We passed chickens pecking in a meadow they shared with sheep to make our way, sun scrubbed and exhausted, to the bus for our final trip back to Le Prieurie.
As we drove, my thoughts returned to impressions from the past week.
... One of those “only in Italy” moments: An elegant white-haired man in an impeccably tailored suit strolled next to a stone wall. He seemed deep in thought with gaze downward, facial expression rueful, and – I love this! - one hand in pocket and the other holding a thin stick whose tip he scraped gently against the wall at, oh, knee height. Soulfully. Existentially. Stylishly. You’d just never see that in Duluth, even on the Lakewalk. Unless the guy was drunk or off his meds, so you wouldn’t see it for long because the po-po would come and take him away. We don’t do public existential in Duluth. Especially our seniors.
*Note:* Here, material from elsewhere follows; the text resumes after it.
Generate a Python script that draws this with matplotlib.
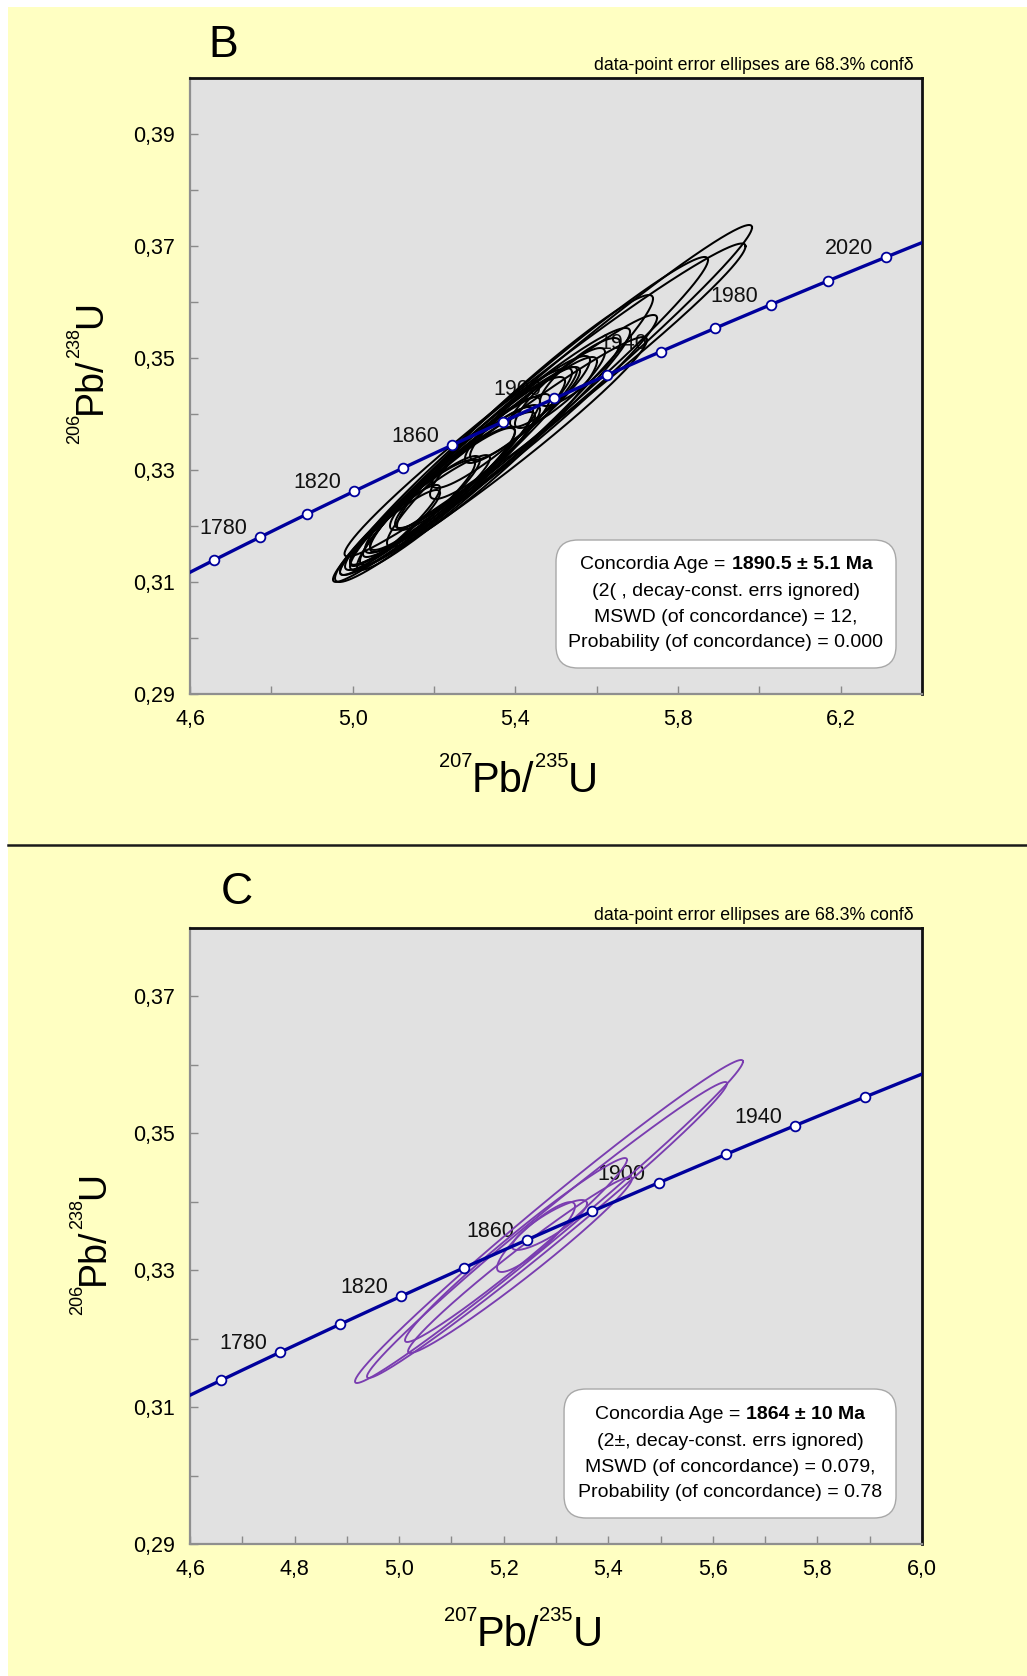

In the time I enjoyed a cigar, a large hawk (pale face and underside, deeply forked tail, cinnamon colored back) glided silently in front of me three times, patrolling the hillside. Gentle breezes brought sounds of real life. Children playing at recess. A small plane doing touch-and-go’s at a grass landing strip. It was also reassuring, after a bit too much tourism, to see once again the deeply productive the country side. Fields of corn ready for harvesting or already dried, or in stubble. Hedges between plowed plots. Wheat.
... The sense of fun and discovery shared by Judy and Greg Bonovetz of Duluth, who have gone on five St. Scholastic trips, even though they’re not alumni.
“After the first one we knew we could count on the quality,” said Judy, “and we’ve never been disappointed. We like the company we find ourselves in.”
Greg’s favorite surprise on this trip was the Chamonix restaurant L’Impossible: “It’s one of the best restaurants we’ve ever eaten in. The food was spectacular.” Bonus: the bartender was able to make a good martini.
... The closer must come from guide Petra, who said with a nod to bus driver Robert – as she did at the end of almost every day - “Thank you folks for your company, thank you Robert for your driving, and thank God for the weather.”
On to Ireland, Saints abroad, in '08!